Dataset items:
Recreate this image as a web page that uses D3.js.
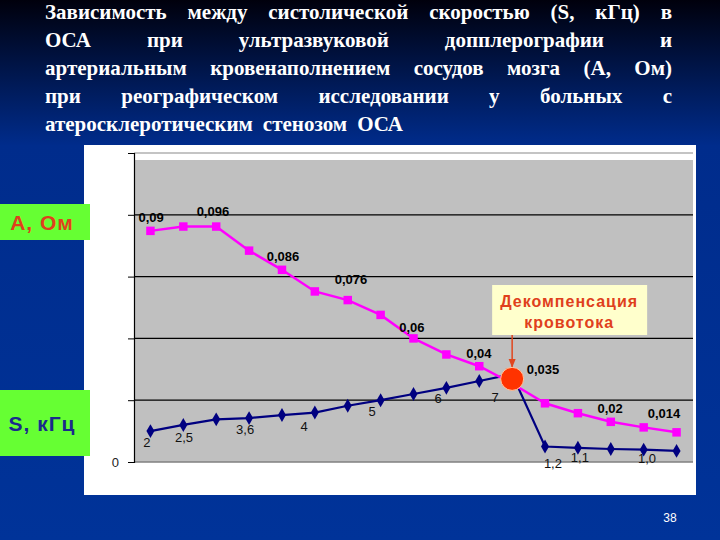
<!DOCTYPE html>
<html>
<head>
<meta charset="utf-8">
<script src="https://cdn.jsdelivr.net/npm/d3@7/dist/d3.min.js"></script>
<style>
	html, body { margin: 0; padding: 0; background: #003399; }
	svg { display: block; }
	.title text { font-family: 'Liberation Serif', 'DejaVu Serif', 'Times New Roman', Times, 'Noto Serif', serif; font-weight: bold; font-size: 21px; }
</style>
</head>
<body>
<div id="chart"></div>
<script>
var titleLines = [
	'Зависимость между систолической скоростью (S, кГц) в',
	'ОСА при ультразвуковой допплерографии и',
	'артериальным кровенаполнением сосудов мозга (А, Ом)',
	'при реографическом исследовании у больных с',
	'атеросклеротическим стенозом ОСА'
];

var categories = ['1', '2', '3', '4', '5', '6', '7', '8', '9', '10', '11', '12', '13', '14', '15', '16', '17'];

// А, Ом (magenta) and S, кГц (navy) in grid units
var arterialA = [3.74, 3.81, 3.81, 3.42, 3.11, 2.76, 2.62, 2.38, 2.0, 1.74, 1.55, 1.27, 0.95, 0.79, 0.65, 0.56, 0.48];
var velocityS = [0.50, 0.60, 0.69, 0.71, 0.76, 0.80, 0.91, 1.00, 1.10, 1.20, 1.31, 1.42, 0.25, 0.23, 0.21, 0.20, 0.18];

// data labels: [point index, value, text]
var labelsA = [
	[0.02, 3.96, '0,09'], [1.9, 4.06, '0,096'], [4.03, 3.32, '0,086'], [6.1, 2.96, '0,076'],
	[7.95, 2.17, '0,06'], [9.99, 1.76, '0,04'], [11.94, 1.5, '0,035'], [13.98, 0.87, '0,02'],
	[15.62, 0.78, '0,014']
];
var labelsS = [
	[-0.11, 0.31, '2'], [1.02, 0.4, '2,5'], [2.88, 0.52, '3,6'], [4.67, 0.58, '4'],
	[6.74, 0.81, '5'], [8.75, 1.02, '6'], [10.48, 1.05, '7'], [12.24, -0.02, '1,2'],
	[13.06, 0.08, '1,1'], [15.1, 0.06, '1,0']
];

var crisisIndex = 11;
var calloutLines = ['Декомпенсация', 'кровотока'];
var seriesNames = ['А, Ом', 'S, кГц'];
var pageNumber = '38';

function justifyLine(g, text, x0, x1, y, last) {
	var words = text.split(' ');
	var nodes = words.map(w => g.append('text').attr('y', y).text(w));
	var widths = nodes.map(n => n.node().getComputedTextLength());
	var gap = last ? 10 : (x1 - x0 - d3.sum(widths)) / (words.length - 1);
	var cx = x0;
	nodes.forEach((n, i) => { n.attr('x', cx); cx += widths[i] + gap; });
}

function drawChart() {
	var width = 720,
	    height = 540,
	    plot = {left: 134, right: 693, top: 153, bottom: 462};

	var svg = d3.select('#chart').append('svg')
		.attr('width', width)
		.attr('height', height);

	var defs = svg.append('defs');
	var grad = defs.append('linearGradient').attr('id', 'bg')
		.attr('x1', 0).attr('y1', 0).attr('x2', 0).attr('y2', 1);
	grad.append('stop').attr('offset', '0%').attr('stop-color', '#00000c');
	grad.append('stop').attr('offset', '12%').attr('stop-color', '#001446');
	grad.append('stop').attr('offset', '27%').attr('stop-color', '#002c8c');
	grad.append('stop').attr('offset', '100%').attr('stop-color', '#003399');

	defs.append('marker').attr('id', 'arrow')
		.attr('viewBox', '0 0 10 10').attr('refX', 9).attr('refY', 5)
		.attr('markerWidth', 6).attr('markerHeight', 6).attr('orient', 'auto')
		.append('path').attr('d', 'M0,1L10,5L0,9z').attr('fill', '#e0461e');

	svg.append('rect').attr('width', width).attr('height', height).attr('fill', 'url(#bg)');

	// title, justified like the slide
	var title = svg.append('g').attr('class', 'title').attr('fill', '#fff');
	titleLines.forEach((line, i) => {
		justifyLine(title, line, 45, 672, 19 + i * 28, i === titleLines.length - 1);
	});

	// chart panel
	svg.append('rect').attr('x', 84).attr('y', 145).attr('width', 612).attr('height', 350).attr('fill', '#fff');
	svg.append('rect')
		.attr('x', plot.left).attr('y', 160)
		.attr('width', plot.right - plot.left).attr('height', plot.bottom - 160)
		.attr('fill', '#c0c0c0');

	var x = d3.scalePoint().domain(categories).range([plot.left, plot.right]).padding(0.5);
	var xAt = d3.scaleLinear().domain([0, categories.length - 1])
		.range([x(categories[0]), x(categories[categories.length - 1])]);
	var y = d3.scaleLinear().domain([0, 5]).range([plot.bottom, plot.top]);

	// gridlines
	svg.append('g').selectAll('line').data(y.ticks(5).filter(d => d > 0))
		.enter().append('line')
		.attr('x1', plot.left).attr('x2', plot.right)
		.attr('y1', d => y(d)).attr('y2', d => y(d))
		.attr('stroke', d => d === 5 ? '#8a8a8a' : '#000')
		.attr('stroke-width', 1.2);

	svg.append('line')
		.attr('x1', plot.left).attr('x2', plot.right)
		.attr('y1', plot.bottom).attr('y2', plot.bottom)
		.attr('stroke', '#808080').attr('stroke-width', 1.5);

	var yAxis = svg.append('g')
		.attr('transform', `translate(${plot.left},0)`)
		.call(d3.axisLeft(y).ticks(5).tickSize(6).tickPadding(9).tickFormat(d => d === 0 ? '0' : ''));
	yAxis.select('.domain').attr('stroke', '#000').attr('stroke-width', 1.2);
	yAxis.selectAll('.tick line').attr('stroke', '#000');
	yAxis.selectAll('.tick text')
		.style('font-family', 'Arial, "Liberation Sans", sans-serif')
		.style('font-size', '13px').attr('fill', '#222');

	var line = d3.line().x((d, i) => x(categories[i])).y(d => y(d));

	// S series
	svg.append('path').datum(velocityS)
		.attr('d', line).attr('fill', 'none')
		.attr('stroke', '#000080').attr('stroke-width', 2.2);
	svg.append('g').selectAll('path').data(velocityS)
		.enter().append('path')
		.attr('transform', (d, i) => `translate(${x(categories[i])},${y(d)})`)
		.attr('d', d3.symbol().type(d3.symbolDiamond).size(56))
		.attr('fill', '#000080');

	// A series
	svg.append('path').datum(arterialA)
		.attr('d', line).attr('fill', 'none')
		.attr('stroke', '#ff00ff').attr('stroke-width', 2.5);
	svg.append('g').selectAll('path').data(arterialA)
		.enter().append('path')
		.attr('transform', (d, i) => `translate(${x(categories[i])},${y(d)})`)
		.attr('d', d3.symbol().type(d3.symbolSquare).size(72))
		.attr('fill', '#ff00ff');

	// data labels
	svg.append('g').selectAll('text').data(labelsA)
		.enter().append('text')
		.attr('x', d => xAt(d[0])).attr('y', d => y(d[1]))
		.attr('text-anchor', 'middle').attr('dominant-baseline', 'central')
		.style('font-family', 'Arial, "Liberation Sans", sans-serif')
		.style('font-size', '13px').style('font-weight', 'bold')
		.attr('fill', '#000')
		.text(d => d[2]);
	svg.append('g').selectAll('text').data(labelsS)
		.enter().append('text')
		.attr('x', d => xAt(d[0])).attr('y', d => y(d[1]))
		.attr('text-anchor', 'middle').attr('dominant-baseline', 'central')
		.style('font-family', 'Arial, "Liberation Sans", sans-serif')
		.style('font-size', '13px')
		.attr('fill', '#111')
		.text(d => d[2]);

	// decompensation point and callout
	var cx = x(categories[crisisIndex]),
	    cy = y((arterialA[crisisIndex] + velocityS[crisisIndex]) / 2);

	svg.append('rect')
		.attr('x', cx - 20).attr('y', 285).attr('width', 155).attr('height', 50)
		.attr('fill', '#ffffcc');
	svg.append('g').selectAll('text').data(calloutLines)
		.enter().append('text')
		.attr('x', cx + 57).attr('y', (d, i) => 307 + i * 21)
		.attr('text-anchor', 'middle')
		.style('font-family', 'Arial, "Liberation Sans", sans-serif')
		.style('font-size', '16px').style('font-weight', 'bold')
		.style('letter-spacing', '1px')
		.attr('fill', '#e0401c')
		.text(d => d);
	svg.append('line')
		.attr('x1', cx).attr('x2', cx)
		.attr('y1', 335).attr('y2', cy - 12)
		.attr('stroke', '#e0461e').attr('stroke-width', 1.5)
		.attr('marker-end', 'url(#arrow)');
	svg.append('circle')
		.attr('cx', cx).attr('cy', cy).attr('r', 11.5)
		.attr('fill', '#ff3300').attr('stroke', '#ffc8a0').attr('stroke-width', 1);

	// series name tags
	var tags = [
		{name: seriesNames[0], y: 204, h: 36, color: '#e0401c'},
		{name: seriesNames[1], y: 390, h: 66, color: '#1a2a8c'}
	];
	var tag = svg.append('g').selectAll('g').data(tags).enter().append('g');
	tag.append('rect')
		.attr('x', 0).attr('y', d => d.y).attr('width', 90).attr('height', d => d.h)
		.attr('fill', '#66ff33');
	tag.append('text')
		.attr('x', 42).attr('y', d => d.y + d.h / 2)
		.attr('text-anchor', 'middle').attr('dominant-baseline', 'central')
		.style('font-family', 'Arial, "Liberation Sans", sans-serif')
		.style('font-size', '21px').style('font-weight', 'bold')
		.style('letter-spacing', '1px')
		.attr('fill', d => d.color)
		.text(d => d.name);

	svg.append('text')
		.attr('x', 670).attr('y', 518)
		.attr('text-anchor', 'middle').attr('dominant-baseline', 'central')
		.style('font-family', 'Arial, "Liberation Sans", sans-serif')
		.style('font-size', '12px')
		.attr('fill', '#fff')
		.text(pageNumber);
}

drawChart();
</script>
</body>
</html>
...
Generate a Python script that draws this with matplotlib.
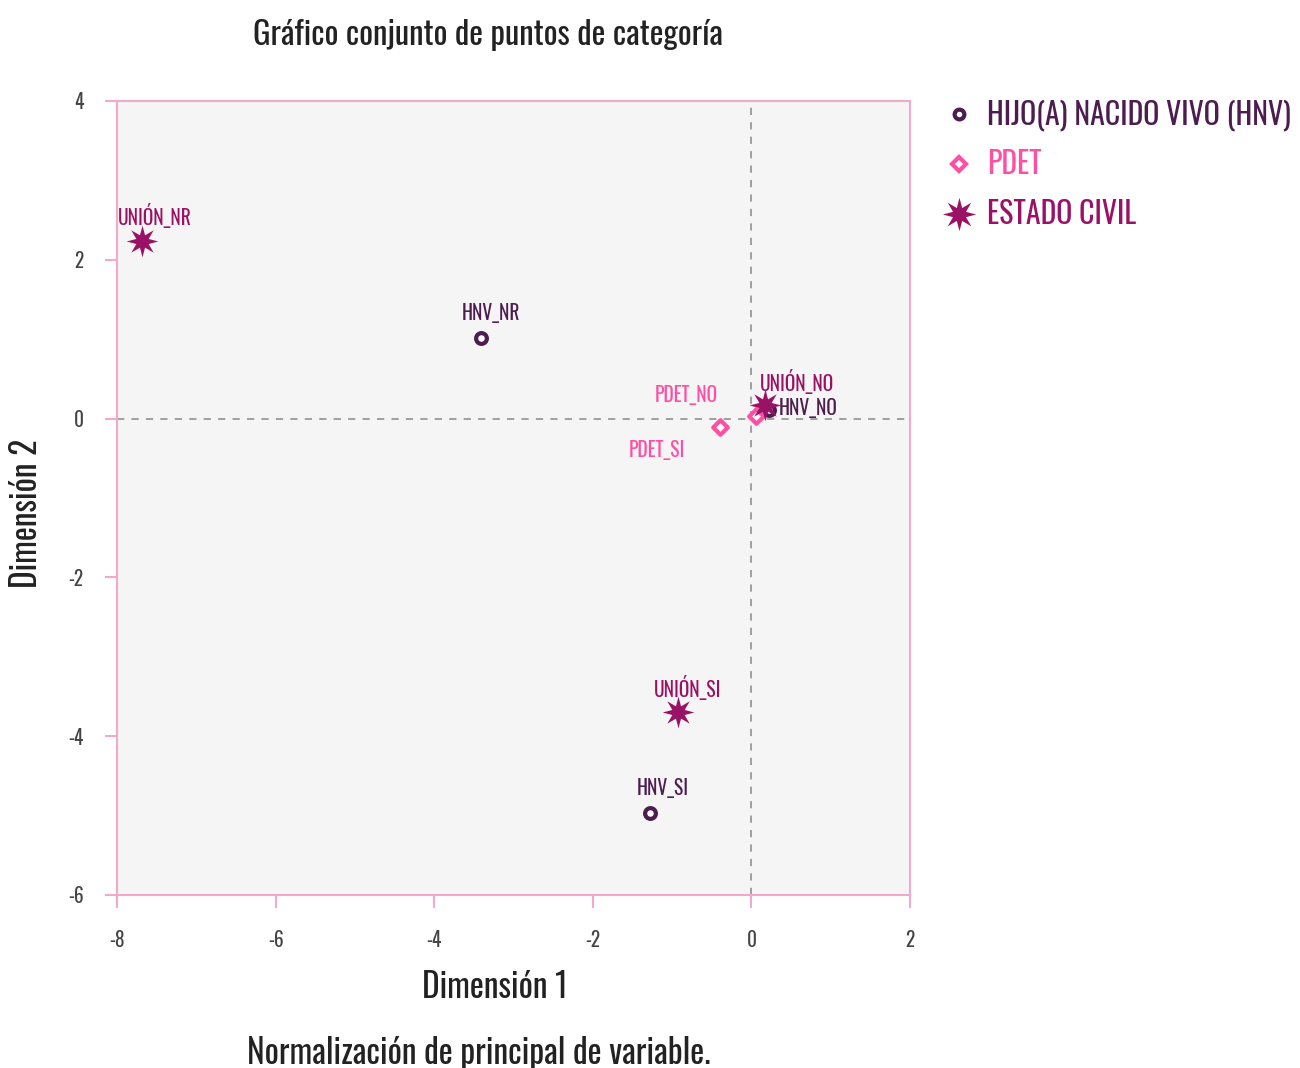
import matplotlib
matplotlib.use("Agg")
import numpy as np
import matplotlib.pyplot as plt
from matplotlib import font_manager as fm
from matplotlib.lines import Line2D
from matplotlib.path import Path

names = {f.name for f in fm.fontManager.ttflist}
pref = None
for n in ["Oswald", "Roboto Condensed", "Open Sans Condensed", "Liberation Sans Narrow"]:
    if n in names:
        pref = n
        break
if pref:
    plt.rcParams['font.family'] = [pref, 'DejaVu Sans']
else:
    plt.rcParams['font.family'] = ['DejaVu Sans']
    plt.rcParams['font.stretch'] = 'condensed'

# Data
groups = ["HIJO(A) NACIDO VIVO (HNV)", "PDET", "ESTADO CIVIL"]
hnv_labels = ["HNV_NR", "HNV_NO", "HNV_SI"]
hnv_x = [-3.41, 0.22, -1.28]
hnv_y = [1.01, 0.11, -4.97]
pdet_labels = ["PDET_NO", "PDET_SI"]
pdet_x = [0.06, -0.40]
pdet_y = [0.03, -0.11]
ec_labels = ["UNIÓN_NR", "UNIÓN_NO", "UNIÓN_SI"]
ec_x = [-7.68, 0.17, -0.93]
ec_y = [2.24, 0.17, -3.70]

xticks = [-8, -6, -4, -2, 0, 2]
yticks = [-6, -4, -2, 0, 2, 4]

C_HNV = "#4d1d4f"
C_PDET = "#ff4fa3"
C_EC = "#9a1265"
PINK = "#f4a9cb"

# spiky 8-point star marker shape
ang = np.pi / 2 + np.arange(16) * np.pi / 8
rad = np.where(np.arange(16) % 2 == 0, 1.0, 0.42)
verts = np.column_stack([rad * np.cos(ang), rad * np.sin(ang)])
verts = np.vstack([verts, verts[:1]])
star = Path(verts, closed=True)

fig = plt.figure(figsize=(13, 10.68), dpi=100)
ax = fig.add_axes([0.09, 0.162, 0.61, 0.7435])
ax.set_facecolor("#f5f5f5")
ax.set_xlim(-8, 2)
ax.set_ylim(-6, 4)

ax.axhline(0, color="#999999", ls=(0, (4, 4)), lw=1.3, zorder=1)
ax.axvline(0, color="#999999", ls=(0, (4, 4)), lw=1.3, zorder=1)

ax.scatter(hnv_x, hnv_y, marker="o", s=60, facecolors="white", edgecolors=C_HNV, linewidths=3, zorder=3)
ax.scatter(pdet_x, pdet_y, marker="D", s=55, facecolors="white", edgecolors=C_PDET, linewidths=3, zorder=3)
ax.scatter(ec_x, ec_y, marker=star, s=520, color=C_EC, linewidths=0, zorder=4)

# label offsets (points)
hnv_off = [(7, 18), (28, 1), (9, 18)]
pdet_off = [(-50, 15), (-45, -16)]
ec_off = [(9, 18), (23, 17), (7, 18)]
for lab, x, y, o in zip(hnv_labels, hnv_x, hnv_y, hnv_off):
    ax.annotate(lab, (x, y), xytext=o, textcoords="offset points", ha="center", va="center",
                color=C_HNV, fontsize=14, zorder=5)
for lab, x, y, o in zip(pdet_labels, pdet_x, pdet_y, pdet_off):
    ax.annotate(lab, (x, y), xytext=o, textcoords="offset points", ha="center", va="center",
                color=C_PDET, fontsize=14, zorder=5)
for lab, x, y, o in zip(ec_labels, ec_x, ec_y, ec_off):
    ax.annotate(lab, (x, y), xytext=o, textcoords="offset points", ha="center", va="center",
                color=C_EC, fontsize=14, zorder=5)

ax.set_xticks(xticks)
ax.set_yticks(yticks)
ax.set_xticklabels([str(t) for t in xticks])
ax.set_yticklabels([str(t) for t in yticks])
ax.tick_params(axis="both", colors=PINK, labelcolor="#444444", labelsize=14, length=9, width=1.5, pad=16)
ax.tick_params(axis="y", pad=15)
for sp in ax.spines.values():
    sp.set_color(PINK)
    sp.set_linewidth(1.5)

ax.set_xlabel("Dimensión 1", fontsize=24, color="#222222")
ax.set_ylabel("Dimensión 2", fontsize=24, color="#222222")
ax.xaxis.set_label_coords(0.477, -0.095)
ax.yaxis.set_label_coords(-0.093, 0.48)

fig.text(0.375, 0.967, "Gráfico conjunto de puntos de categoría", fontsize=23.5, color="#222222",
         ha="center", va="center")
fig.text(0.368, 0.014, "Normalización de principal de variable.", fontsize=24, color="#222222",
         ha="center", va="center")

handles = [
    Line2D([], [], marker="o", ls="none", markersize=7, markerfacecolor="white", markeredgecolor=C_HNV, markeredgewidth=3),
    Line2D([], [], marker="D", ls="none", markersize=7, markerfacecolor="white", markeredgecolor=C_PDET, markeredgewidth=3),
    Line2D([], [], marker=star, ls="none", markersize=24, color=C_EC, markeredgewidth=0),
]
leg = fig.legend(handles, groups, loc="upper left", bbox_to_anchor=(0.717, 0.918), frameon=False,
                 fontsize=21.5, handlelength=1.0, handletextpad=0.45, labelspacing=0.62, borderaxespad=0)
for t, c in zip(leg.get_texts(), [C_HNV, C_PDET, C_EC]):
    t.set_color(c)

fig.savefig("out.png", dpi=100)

▸ TASK BRIEF:
Take the lines from the one holding "Generate a Python" to the one holding "plt.rcParams['font.stretch'] = 'condensed'", both lines included, and give them again exactly, with no pictures.

▸ SOLUTION:
Generate a Python script that draws this with matplotlib.
import matplotlib
matplotlib.use("Agg")
import numpy as np
import matplotlib.pyplot as plt
from matplotlib import font_manager as fm
from matplotlib.lines import Line2D
from matplotlib.path import Path

names = {f.name for f in fm.fontManager.ttflist}
pref = None
for n in ["Oswald", "Roboto Condensed", "Open Sans Condensed", "Liberation Sans Narrow"]:
    if n in names:
        pref = n
        break
if pref:
    plt.rcParams['font.family'] = [pref, 'DejaVu Sans']
else:
    plt.rcParams['font.family'] = ['DejaVu Sans']
    plt.rcParams['font.stretch'] = 'condensed'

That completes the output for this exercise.